A bateria do Bom Successo ou da torre de Belem que tinha umas peças historicas e tradicionaes, vendo os dois ultimos navios seguir rio abaixo na esteira do primeiro, fez-lhe fogo para os obrigar a mudar de rumo e evitar que se atropellassem as disposições do direito internacional, que não permitte que de um porto saiam simultaneamente os dois belligerantes, que só podem saír sujeitando-se ao praso marcado de vinte e quatro horas de intervallo.
Escuso de historiar o acto que é conhecido de toda a camara, mas nós sabemos tambem que portando-se a torre de Belem como devia, os navios americanos, porventura por falta de uma intimação bem definida sobre o caso, entenderam dever transgredir o preceito: pouco me importa n´este momento a quem cabe a responsabilidade da intimação em devidos termos, o que é certo é que o governo americano julgou-se com o direito de exigir do nosso governo uma satisfação moral, qual foi uma salva de 21 tiros dada pela torre de Belem á bandeira americana, allegando que, sendo certo que abandonára o seu fundeadouro o fizera com a intenção de mudar de local e não de sair, e que apesar de evidentemente se conhecer que tal era a sua intenção pelo rumo que tomára, a torre continuára a atirar sobre o navio mesmo quando já tinha arriado a bandeira!

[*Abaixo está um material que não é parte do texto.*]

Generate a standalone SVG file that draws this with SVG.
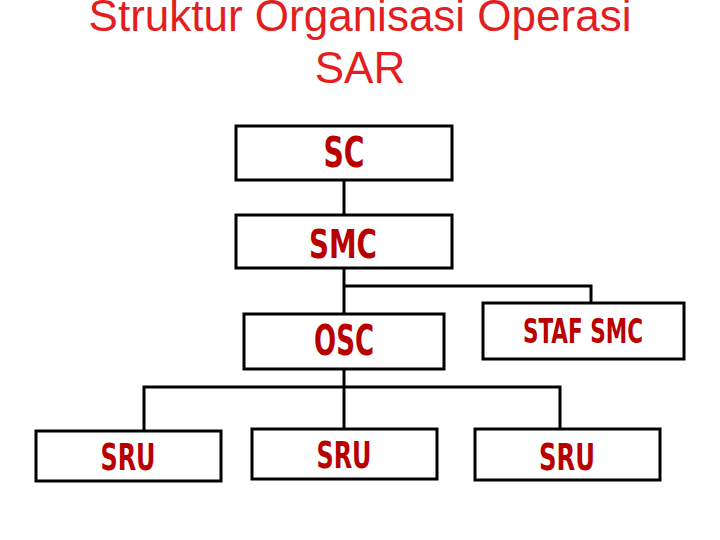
<svg xmlns="http://www.w3.org/2000/svg" width="720" height="540" viewBox="0 0 720 540">
<style>
.box{fill:#fff;stroke:#000;stroke-width:3}
.lbl{font-family:"Liberation Sans Narrow","DejaVu Sans Condensed","Liberation Sans",sans-serif;font-weight:bold;fill:#B80000;text-anchor:middle}
.title{font-family:"Liberation Sans",Arial,sans-serif;fill:#E41E20;font-size:44px;text-anchor:middle}
#connectors line,#connectors polyline{stroke:#000;stroke-width:3;fill:none}
</style>
<rect width="720" height="540" fill="#fff"/>
<text class="title" x="360" y="31">Struktur Organisasi Operasi</text>
<text class="title" x="360" y="83">SAR</text>
<g id="connectors">
<line x1="344" y1="180" x2="344" y2="215"/>
<line x1="344" y1="268" x2="344" y2="314"/>
<polyline points="344,286 591,286 591,303"/>
<line x1="344" y1="369" x2="344" y2="429"/>
<polyline points="144,431 144,387 560,387 560,429"/>
</g>
<g id="sc"><rect class="box" x="236" y="126" width="216" height="54"/><text class="lbl" x="344" y="167" font-size="42" textLength="41" lengthAdjust="spacingAndGlyphs">SC</text></g>
<g id="smc"><rect class="box" x="236" y="215" width="216" height="53"/><text class="lbl" x="343" y="258" font-size="39" textLength="68" lengthAdjust="spacingAndGlyphs">SMC</text></g>
<g id="osc"><rect class="box" x="244" y="314" width="200" height="55"/><text class="lbl" x="344" y="355" font-size="42" textLength="60" lengthAdjust="spacingAndGlyphs">OSC</text></g>
<g id="staf-smc"><rect class="box" x="483" y="303" width="201" height="56"/><text class="lbl" x="583" y="343" font-size="34" textLength="120" lengthAdjust="spacingAndGlyphs">STAF SMC</text></g>
<g id="sru-1"><rect class="box" x="36" y="431" width="185" height="50"/><text class="lbl" x="128" y="470" font-size="38" textLength="55" lengthAdjust="spacingAndGlyphs">SRU</text></g>
<g id="sru-2"><rect class="box" x="252" y="429" width="185" height="50"/><text class="lbl" x="344" y="468" font-size="38" textLength="55" lengthAdjust="spacingAndGlyphs">SRU</text></g>
<g id="sru-3"><rect class="box" x="475" y="429" width="185" height="51"/><text class="lbl" x="567" y="470" font-size="38" textLength="56" lengthAdjust="spacingAndGlyphs">SRU</text></g>
</svg>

Sr. presidente, eu em tempo disse aqui e repito agora, que as fortalezas maritimas deviam estar a cargo de officiaes de marinha; não venho lembrar o incidente agora como suggestão para ser attendida a minha lembrança; referindo-o tenho em vista manifestar o desejo de que se evitem quaesquer desfeitas ao nosso paiz, procurando obter a declaração escripta dos commandantes dos navios belligerantes entrados de que não tomarão outro fundeadouro senão aquelle que lhe for indicado e não mudarão senão com aviso previo, com doze horas de antecedencia do que pretendem fazer para lhes ser deferido ou modificado.
Eu alarguei-me mais do que desejava com estas referencias.